USDJPY has been trading within a symmetrical triangle on a long-term basis since May 2015 and has sunk more than 3.5% during this year so far. The pair has established and traded within a sideways range between the upper boundary of 108.80 and the lower boundary of 114.70, roughly around the 111.00 key level, over the past nine months. In September, the pair posted a bearish weekly candlestick below the aforementioned range but failed to extend its decline and returned back within the 108.10 – 114.70 range.

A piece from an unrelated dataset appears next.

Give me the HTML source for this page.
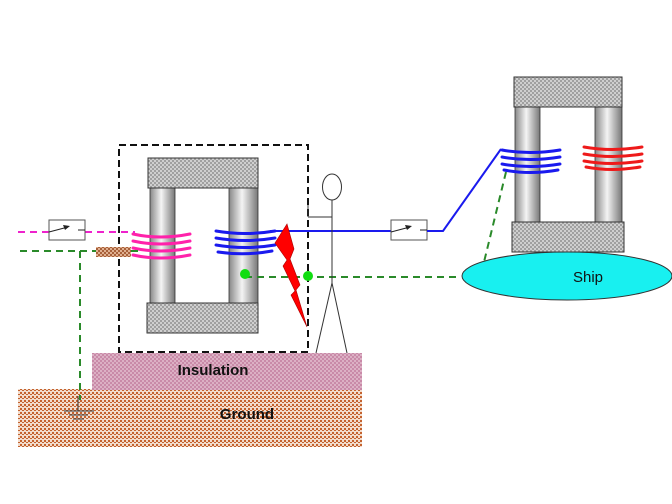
<!DOCTYPE html>
<html><head><meta charset="utf-8"><style>
html,body{margin:0;padding:0;background:#fff;}
svg{display:block;font-family:"Liberation Sans",Arial,sans-serif;}
</style></head><body>
<svg width="672" height="504" viewBox="0 0 672 504" xmlns="http://www.w3.org/2000/svg">
<defs>
<pattern id="hatch" width="4" height="4" patternUnits="userSpaceOnUse">
<rect width="4" height="4" fill="#cfcfcf"/><rect width="2" height="2" fill="#a0a0a0"/><rect x="2" y="2" width="2" height="2" fill="#a0a0a0"/>
</pattern>
<pattern id="gnd" width="4" height="4" patternUnits="userSpaceOnUse">
<rect width="4" height="4" fill="#f2dccc"/><rect width="2" height="2" fill="#c4622e"/><rect x="2" y="2" width="2" height="1" fill="#c4622e"/>
</pattern>
<pattern id="ins" width="4" height="4" patternUnits="userSpaceOnUse">
<rect width="4" height="4" fill="#dcb0c4"/><rect width="2" height="2" fill="#c98aa8"/><rect x="2" y="2" width="2" height="2" fill="#c98aa8"/>
</pattern>
<pattern id="res" width="4" height="4" patternUnits="userSpaceOnUse">
<rect width="4" height="4" fill="#e0b090"/><rect width="2" height="2" fill="#a8603a"/><rect x="2" y="2" width="2" height="2" fill="#a8603a"/>
</pattern>
<linearGradient id="leg" x1="0" x2="1" y1="0" y2="0">
<stop offset="0" stop-color="#888"/><stop offset="0.45" stop-color="#f4f4f4"/><stop offset="1" stop-color="#777"/>
</linearGradient>
</defs>

<rect x="18" y="389" width="344" height="58" fill="url(#gnd)"/>
<rect x="92" y="353" width="270" height="37" fill="url(#ins)"/>
<text x="213" y="375" font-size="15" font-weight="bold" text-anchor="middle" fill="#111">Insulation</text>
<text x="247" y="419" font-size="15" font-weight="bold" text-anchor="middle" fill="#111">Ground</text>

<rect x="119" y="145" width="189" height="207" fill="none" stroke="#111" stroke-width="2" stroke-dasharray="7,4"/>

<rect x="150" y="188" width="25" height="116" fill="url(#leg)" stroke="#333" stroke-width="0.8"/>
<rect x="229" y="188" width="29" height="116" fill="url(#leg)" stroke="#333" stroke-width="0.8"/>
<rect x="148" y="158" width="110" height="30" fill="url(#hatch)" stroke="#333"/>
<rect x="147" y="303" width="111" height="30" fill="url(#hatch)" stroke="#333"/>
<g stroke="#ff22aa" stroke-width="3" fill="none" stroke-linecap="round">
<path d="M133 234 Q160 240 190 234"/><path d="M133 241 Q160 247 190 241"/><path d="M133 248 Q160 254 190 248"/><path d="M133 255 Q160 261 190 255"/>
</g>
<g stroke="#1a1aee" stroke-width="3" fill="none" stroke-linecap="round">
<path d="M216 231 Q245 236 275 231"/><path d="M216 238 Q245 243 275 238"/><path d="M216 245 Q245 250 275 245"/><path d="M218 252 Q245 256 272 251"/>
</g>

<rect x="515" y="107" width="25" height="116" fill="url(#leg)" stroke="#333" stroke-width="0.8"/>
<rect x="595" y="107" width="27" height="116" fill="url(#leg)" stroke="#333" stroke-width="0.8"/>
<rect x="514" y="77" width="108" height="30" fill="url(#hatch)" stroke="#333"/>
<rect x="512" y="222" width="112" height="30" fill="url(#hatch)" stroke="#333"/>
<g stroke="#1a1aee" stroke-width="3" fill="none" stroke-linecap="round">
<path d="M502 150 Q530 155 560 150"/><path d="M502 157 Q530 162 560 157"/><path d="M502 164 Q530 169 560 164"/><path d="M504 170 Q530 175 558 170"/>
</g>
<g stroke="#ee1a1a" stroke-width="3" fill="none" stroke-linecap="round">
<path d="M584 147 Q612 152 642 147"/><path d="M584 154 Q612 159 642 154"/><path d="M584 161 Q612 166 642 161"/><path d="M586 167 Q612 172 640 167"/>
</g>

<ellipse cx="567" cy="276" rx="105" ry="24" fill="#18f0f0" stroke="#333"/>
<text x="588" y="282" font-size="15" text-anchor="middle" fill="#111">Ship</text>

<g stroke="#2a8a2a" stroke-width="2" stroke-dasharray="7,5" fill="none">
<line x1="245" y1="277" x2="461" y2="277"/>
<line x1="506" y1="172" x2="484" y2="262"/>
<line x1="20" y1="251" x2="96" y2="251"/>
<line x1="131" y1="251" x2="140" y2="251"/>
<line x1="80" y1="251" x2="80" y2="400"/>
</g>
<circle cx="245" cy="274" r="5" fill="#11dd11"/>
<circle cx="308" cy="276" r="5" fill="#11dd11"/>

<rect x="96" y="247" width="35" height="10" fill="url(#res)"/>

<g stroke="#333" stroke-width="1">
<line x1="78" y1="396" x2="78" y2="411"/>
<line x1="64" y1="411" x2="94" y2="411"/>
<line x1="69" y1="415" x2="88" y2="415"/>
<line x1="73" y1="419" x2="84" y2="419"/>
</g>

<line x1="18" y1="232" x2="49" y2="232" stroke="#ee22cc" stroke-width="2" stroke-dasharray="7,5"/>
<line x1="85" y1="232" x2="135" y2="232" stroke="#ee22cc" stroke-width="2" stroke-dasharray="7,5"/>
<rect x="49" y="220" width="36" height="20" fill="#fff" stroke="#555"/>
<line x1="49" y1="232" x2="68" y2="227" stroke="#222"/>
<polygon points="70,226 63,225 65,230" fill="#222"/>
<line x1="78" y1="230" x2="85" y2="230" stroke="#222"/>

<polyline points="270,231 391,231" stroke="#1a1aee" stroke-width="2" fill="none"/>
<rect x="391" y="220" width="36" height="20" fill="#fff" stroke="#555"/>
<line x1="391" y1="232" x2="410" y2="227" stroke="#222"/>
<polygon points="412,226 405,225 407,230" fill="#222"/>
<line x1="420" y1="230" x2="427" y2="230" stroke="#222"/>
<polyline points="427,231 443,231 501,149" stroke="#1a1aee" stroke-width="2" fill="none"/>

<polygon points="287,224 294,249 290,259 300,285 296,290 307,327 291,295 295,291 283,266 287,260 275,243" fill="#ff0000" stroke="#aa0000" stroke-width="0.6"/>

<g stroke="#333" stroke-width="1" fill="none">
<ellipse cx="332" cy="187" rx="9.5" ry="13" fill="#fff"/>
<line x1="332" y1="200" x2="332" y2="283"/>
<line x1="308" y1="217" x2="332" y2="217"/>
<line x1="308" y1="205" x2="308" y2="217"/>
<line x1="332" y1="283" x2="316" y2="353"/>
<line x1="332" y1="283" x2="347" y2="353"/>
</g>
</svg>
</body></html>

The price tested several times the 50 and 200 simple moving averages (SMAs) in the weekly timeframe and is currently hovering around them with low volatility. As it stands, if the bulls are strong enough to push the price above the upper bound of the sideways range, dollar/yen could extend its gains towards the next immediate resistance level at 115.50, or moreover, until the 118.60 barrier. On the downside, if the bears take control, the pair may decline towards the 107.30 – 108.10 significant support zone. A break below this trading range could drive USDJPY towards the 105.50 critical barrier. Remaining in the same timeframe, the oscillators do not paint a clear picture since they lie near their neutral levels with weakening momentum.
Having a look in the daily timeframe, the signals are virtually the same with the weekly chart as the MACD and the RSI are moving near their neutral levels, slightly above the zero line and close to the 50 level respectively.